Coronation Insurance Plc has officially announced that Coronation Capital (Mauritius) Limited, representing itself and other related parties known as the “Core Shareholders,” has approached the Company’s Board of Directors with a proposal to acquire shares held by other shareholders. The offer price for the shares is set at 65 Kobo per share, with the subsequent aim of delisting Coronation Insurance from the Nigerian Exchange Limited (NGX).
The proposed offer price of 65 Kobo per share represents a premium of 30% compared to the Company’s share price of 50 Kobo on August 12, 2021, which was the last traded price prior to the offer date.
The Core Shareholders intend to implement the transaction under a Scheme of Arrangement in accordance with section 715 of the Companies and Allied Matters Act, No.3 of 2020, along with other applicable rules and regulations.
However, the Proposed Transaction is subject to regulatory review and clearance, as well as the approval of the Company’s shareholders.
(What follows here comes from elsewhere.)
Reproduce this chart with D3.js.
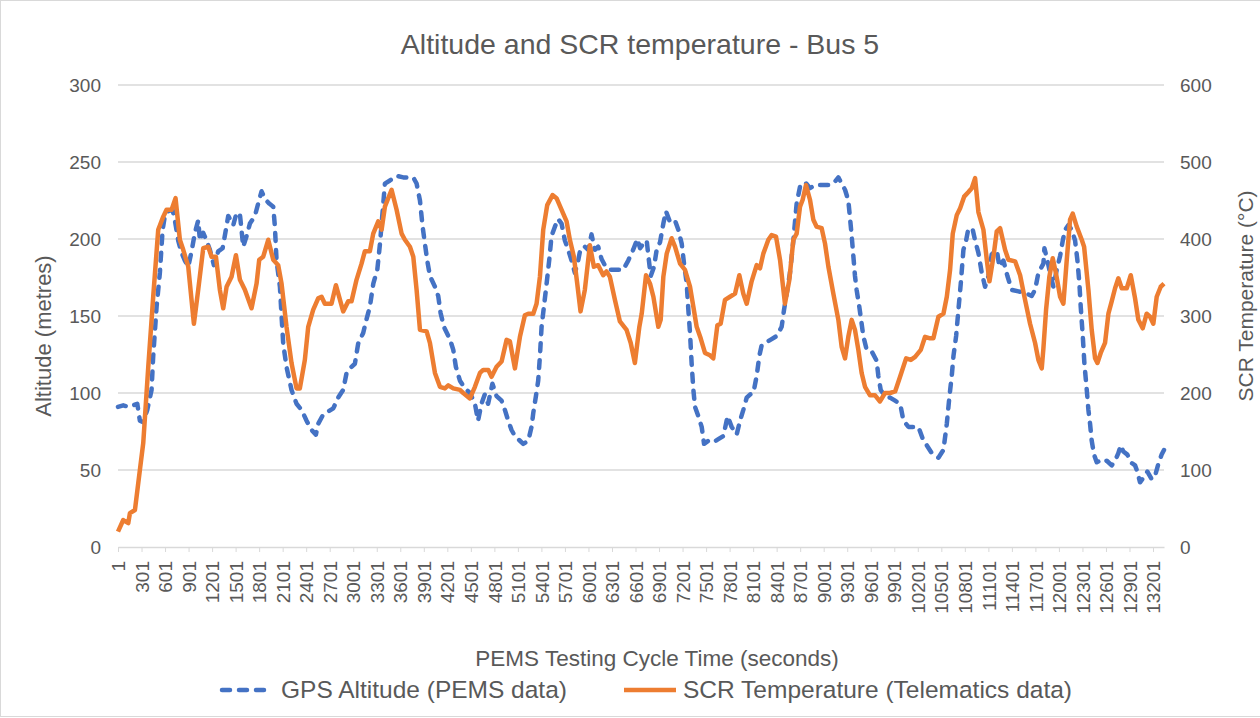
<!DOCTYPE html>
<html>
<head>
<meta charset="utf-8">
<script src="https://cdn.jsdelivr.net/npm/d3@7"></script>
<style>
  html, body { margin: 0; padding: 0; background: #fff; }
  svg { display: block; font-family: "Liberation Sans", Arial, sans-serif; }
</style>
</head>
<body>
<svg id="chart" width="1260" height="718"></svg>
<script>
// GPS altitude, [second, metres]
const altitude = [
  [1,91],[68,92],[132,91],[196,92],[247,93],[280,82],[323,81],[374,89],[429,102],[450,124],[493,156],[535,178],
  [570,206],[599,215],[642,218],[697,219],[727,212],[769,199],[812,191],[854,186],[897,182],[939,192],[982,204],
  [1024,212],[1046,199],[1088,204],[1131,199],[1173,193],[1224,183],[1279,192],[1335,194],[1377,206],[1407,215],
  [1471,209],[1513,217],[1556,216],[1598,195],[1641,202],[1683,210],[1747,215],[1789,223],[1832,231],[1874,226],
  [1930,223],[1981,221],[2002,208],[2023,186],[2066,169],[2087,150],[2108,132],[2150,117],[2214,102],[2278,93],
  [2342,89],[2406,82],[2469,76],[2525,73],[2554,80],[2618,86],[2682,88],[2746,90],[2809,97],[2873,102],[2916,113],
  [2979,117],[3022,119],[3064,132],[3128,139],[3171,148],[3213,156],[3257,171],[3308,180],[3342,197],[3384,223],
  [3405,236],[3469,238],[3554,241],[3639,240],[3767,240],[3809,236],[3852,225],[3886,208],[3915,197],[3945,186],
  [3979,176],[4043,169],[4085,163],[4115,152],[4157,143],[4234,135],[4277,128],[4310,117],[4362,108],[4425,103],
  [4489,100],[4553,93],[4593,82],[4636,93],[4678,99],[4721,93],[4776,106],[4829,98],[4893,95],[4935,89],[4978,82],
  [5020,76],[5063,72],[5127,69],[5169,67],[5233,69],[5275,78],[5297,87],[5331,98],[5360,108],[5382,124],[5403,143],
  [5433,156],[5467,171],[5500,186],[5530,202],[5573,208],[5615,213],[5658,210],[5700,199],[5743,193],[5785,186],
  [5828,178],[5870,186],[5900,194],[5955,195],[5998,193],[6040,203],[6083,193],[6125,195],[6168,187],[6210,183],
  [6274,180],[6359,180],[6444,180],[6508,186],[6571,193],[6625,200],[6659,194],[6701,197],[6744,199],[6765,189],
  [6795,176],[6837,182],[6871,193],[6914,198],[6956,210],[6990,218],[7041,211],[7105,212],[7147,206],[7190,197],
  [7220,184],[7254,171],[7275,154],[7296,139],[7317,119],[7339,102],[7360,91],[7402,85],[7445,78],[7475,67],
  [7530,69],[7593,68],[7657,70],[7721,72],[7776,85],[7827,78],[7891,73],[7934,82],[7976,89],[8019,97],[8061,99],
  [8104,100],[8146,111],[8180,124],[8210,131],[8274,133],[8337,135],[8401,137],[8465,143],[8495,154],[8537,167],
  [8571,178],[8614,199],[8656,223],[8699,234],[8762,237],[8826,233],[8890,235],[8975,235],[9060,235],[9124,236],
  [9188,240],[9230,236],[9273,232],[9315,225],[9336,214],[9358,202],[9379,189],[9400,176],[9421,167],[9455,156],
  [9485,145],[9506,137],[9549,128],[9613,127],[9676,121],[9698,111],[9728,102],[9783,98],[9847,97],[9911,95],
  [9976,93],[10018,82],[10082,78],[10146,78],[10209,78],[10273,69],[10316,66],[10379,61],[10464,58],[10528,63],
  [10571,80],[10605,98],[10634,111],[10656,124],[10690,137],[10719,154],[10749,171],[10783,193],[10817,199],
  [10847,207],[10902,206],[10932,199],[10974,191],[11017,178],[11059,169],[11102,176],[11144,190],[11208,193],
  [11242,182],[11293,186],[11344,176],[11399,167],[11484,166],[11569,165],[11654,163],[11697,167],[11739,178],
  [11803,184],[11816,194],[11854,186],[11888,178],[11930,169],[11973,180],[12016,189],[12050,199],[12080,206],
  [12122,209],[12164,206],[12207,199],[12237,186],[12262,171],[12279,156],[12305,137],[12326,119],[12356,102],
  [12377,89],[12398,80],[12419,69],[12449,60],[12483,55],[12526,56],[12568,55],[12611,56],[12674,53],[12717,56],
  [12759,61],[12789,66],[12823,62],[12874,60],[12917,55],[12972,53],[13001,49],[13035,42],[13078,45],[13129,49],
  [13184,44],[13226,46],[13269,54],[13311,60],[13341,63]
];

// SCR temperature, [second, degC]
const scrTemp = [
  [1,20],[68,35],[132,31],[153,44],[217,48],[280,100],[323,135],[387,234],[450,325],[514,412],[578,429],[620,438],
  [684,438],[735,453],[790,399],[833,386],[897,364],[969,290],[1024,334],[1088,388],[1152,390],[1194,377],[1250,377],
  [1300,334],[1343,310],[1386,338],[1449,351],[1505,379],[1556,347],[1619,334],[1704,310],[1768,342],[1802,373],
  [1853,377],[1917,399],[1981,373],[2044,366],[2087,342],[2150,286],[2214,239],[2278,206],[2320,206],[2384,243],
  [2427,286],[2490,308],[2554,323],[2597,325],[2639,316],[2724,316],[2780,340],[2873,306],[2937,319],[2979,319],
  [3043,347],[3107,368],[3149,384],[3213,384],[3256,407],[3320,423],[3363,412],[3405,442],[3490,464],[3554,438],
  [3618,407],[3660,399],[3724,390],[3767,377],[3809,334],[3852,282],[3937,280],[3979,265],[4043,226],[4107,208],
  [4170,206],[4213,210],[4277,206],[4362,204],[4404,200],[4489,193],[4553,208],[4617,226],[4659,230],[4723,230],
  [4765,221],[4829,234],[4893,241],[4957,269],[4999,267],[5063,232],[5127,273],[5190,301],[5233,303],[5297,303],
  [5339,316],[5382,351],[5424,412],[5475,444],[5543,457],[5594,453],[5679,433],[5722,423],[5764,399],[5815,377],
  [5858,342],[5900,306],[5955,334],[6019,392],[6070,364],[6125,366],[6189,353],[6231,358],[6274,351],[6338,321],
  [6402,293],[6487,282],[6540,265],[6593,239],[6650,286],[6680,303],[6735,353],[6786,342],[6829,325],[6892,286],
  [6922,295],[6956,351],[6999,381],[7062,401],[7105,390],[7169,368],[7232,360],[7296,338],[7339,312],[7381,286],
  [7432,271],[7487,252],[7551,249],[7593,245],[7645,288],[7687,290],[7742,321],[7806,325],[7870,329],[7925,353],
  [7976,329],[8019,316],[8082,345],[8146,366],[8189,362],[8231,381],[8295,399],[8337,405],[8393,403],[8444,373],
  [8507,316],[8563,347],[8614,399],[8656,407],[8699,442],[8733,451],[8775,470],[8826,451],[8869,425],[8911,416],
  [8975,414],[9018,394],[9061,364],[9124,329],[9188,295],[9230,260],[9273,245],[9315,273],[9358,295],[9400,282],
  [9443,256],[9485,226],[9528,208],[9592,197],[9656,197],[9719,189],[9783,200],[9847,200],[9912,202],[9975,221],
  [10052,245],[10112,243],[10167,247],[10239,256],[10294,273],[10358,271],[10400,271],[10443,290],[10464,299],
  [10528,303],[10571,325],[10613,360],[10647,407],[10698,431],[10741,440],[10792,455],[10847,461],[10889,466],
  [10932,479],[10974,435],[11038,412],[11081,373],[11115,345],[11166,377],[11208,410],[11251,414],[11314,386],
  [11357,373],[11442,371],[11506,353],[11569,321],[11633,290],[11697,265],[11739,243],[11782,232],[11803,258],
  [11837,308],[11879,351],[11922,375],[11964,355],[12016,325],[12058,316],[12101,373],[12143,425],[12177,433],
  [12228,416],[12292,399],[12322,390],[12377,334],[12419,282],[12462,245],[12492,239],[12534,252],[12589,265],
  [12632,303],[12674,319],[12717,336],[12759,349],[12802,336],[12866,336],[12917,353],[12972,323],[13014,295],
  [13069,284],[13120,303],[13163,299],[13205,290],[13248,325],[13299,338],[13341,342]
];

const xTicks = [1,301,601,901,1201,1501,1801,2101,2401,2701,3001,3301,3601,3901,4201,4501,4801,5101,5401,5701,
  6001,6301,6601,6901,7201,7501,7801,8101,8401,8701,9001,9301,9601,9901,10201,10501,10801,11101,11401,11701,
  12001,12301,12601,12901,13201];
const leftTicks = [0,50,100,150,200,250,300];
const rightTicks = [0,100,200,300,400,500,600];

const TEXT = '#595959', GRID = '#d9d9d9';
const BLUE = '#4472c4', ORANGE = '#ed7d31';
const FONT = '"Liberation Sans", Arial, sans-serif';

const svg = d3.select('#chart');
const L = 118, R = 1164, T = 85, B = 547;

const x = d3.scaleLinear().domain([1, 13341]).range([L, R]);
const yL = d3.scaleLinear().domain([0, 300]).range([B, T]);
const yR = d3.scaleLinear().domain([0, 600]).range([B, T]);

// chart border
svg.append('rect').attr('x', 0.5).attr('y', 0.5).attr('width', 1300).attr('height', 716)
  .attr('fill', 'none').attr('stroke', GRID);

// gridlines
svg.append('g').selectAll('line').data(leftTicks.slice(1)).join('line')
  .attr('x1', L).attr('x2', R).attr('y1', d => yL(d)).attr('y2', d => yL(d))
  .attr('stroke', GRID).attr('stroke-width', 1.3);

// x axis
const gx = svg.append('g').attr('transform', 'translate(0,' + B + ')')
  .call(d3.axisBottom(x).tickValues(xTicks).tickSize(5).tickSizeOuter(0).tickFormat(d3.format('d')));
gx.select('.domain').attr('stroke', GRID).attr('stroke-width', 1.3);
gx.selectAll('.tick line').attr('stroke', GRID);
gx.selectAll('.tick text')
  .attr('transform', 'rotate(-90)').attr('text-anchor', 'end')
  .attr('x', -14).attr('y', 0).attr('dy', '0.35em')
  .attr('fill', TEXT).style('font-size', '19px').style('font-family', FONT);

// left axis
const gl = svg.append('g').attr('transform', 'translate(' + (L - 17) + ',0)')
  .call(d3.axisLeft(yL).tickValues(leftTicks).tickSize(0));
gl.select('.domain').remove();
gl.selectAll('text').attr('x', 0).attr('fill', TEXT).style('font-size', '19px').style('font-family', FONT);

// right axis
const gr = svg.append('g').attr('transform', 'translate(' + (R + 16) + ',0)')
  .call(d3.axisRight(yR).tickValues(rightTicks).tickSize(0));
gr.select('.domain').remove();
gr.selectAll('text').attr('x', 0).attr('fill', TEXT).style('font-size', '19px').style('font-family', FONT);

// lines
const altLine = d3.line().x(d => x(d[0])).y(d => yL(d[1]));
const tempLine = d3.line().x(d => x(d[0])).y(d => yR(d[1]));

svg.append('path').datum(altitude).attr('d', altLine)
  .attr('fill', 'none').attr('stroke', BLUE).attr('stroke-width', 4.5)
  .attr('stroke-dasharray', '8,9').attr('stroke-linecap', 'round').attr('stroke-linejoin', 'round');

svg.append('path').datum(scrTemp).attr('d', tempLine)
  .attr('fill', 'none').attr('stroke', ORANGE).attr('stroke-width', 4.5)
  .attr('stroke-linejoin', 'round');

// titles
svg.append('text').attr('x', 640).attr('y', 54).attr('text-anchor', 'middle')
  .attr('fill', TEXT).style('font-size', '28.5px').text('Altitude and SCR temperature - Bus 5');

svg.append('text').attr('x', 657).attr('y', 666).attr('text-anchor', 'middle')
  .attr('fill', TEXT).style('font-size', '22.5px').text('PEMS Testing Cycle Time (seconds)');

svg.append('text').attr('transform', 'translate(51,336) rotate(-90)')
  .attr('text-anchor', 'middle').attr('fill', TEXT).style('font-size', '22px').text('Altitude (metres)');

svg.append('text').attr('transform', 'translate(1253,296) rotate(-90)')
  .attr('text-anchor', 'middle').attr('fill', TEXT).style('font-size', '21px').text('SCR Temperature (°C)');

// legend
const legend = svg.append('g');
legend.append('line').attr('x1', 222).attr('x2', 270).attr('y1', 690).attr('y2', 690)
  .attr('stroke', BLUE).attr('stroke-width', 4.5).attr('stroke-dasharray', '8,9').attr('stroke-linecap', 'round');
legend.append('text').attr('x', 281).attr('y', 698).attr('fill', TEXT).style('font-size', '24.5px')
  .text('GPS Altitude (PEMS data)');
legend.append('line').attr('x1', 624).attr('x2', 676).attr('y1', 690).attr('y2', 690)
  .attr('stroke', ORANGE).attr('stroke-width', 4.5);
legend.append('text').attr('x', 683).attr('y', 698).attr('fill', TEXT).style('font-size', '24.5px')
  .text('SCR Temperature (Telematics data)');
</script>
</body>
</html>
The specific terms and conditions of the transaction will be detailed in the Scheme Document, which will be dispatched to all shareholders following the convening of a General Meeting of the Company, as ordered by the Federal High Court. If the conditions are met and the Court sanctions the transaction, Coronation Insurance will be delisted from NGX.
Coronation Insurance advises its shareholders and the public to exercise caution when dealing with the Company’s shares until further information is provided. Any further developments regarding this transaction will be communicated to shareholders in due course.
Mary Agha, the Company Secretary, released the statement on behalf of Coronation Insurance Plc.
This announcement marks a significant development in the future of Coronation Insurance, and shareholders and stakeholders are urged to stay informed as the process unfolds.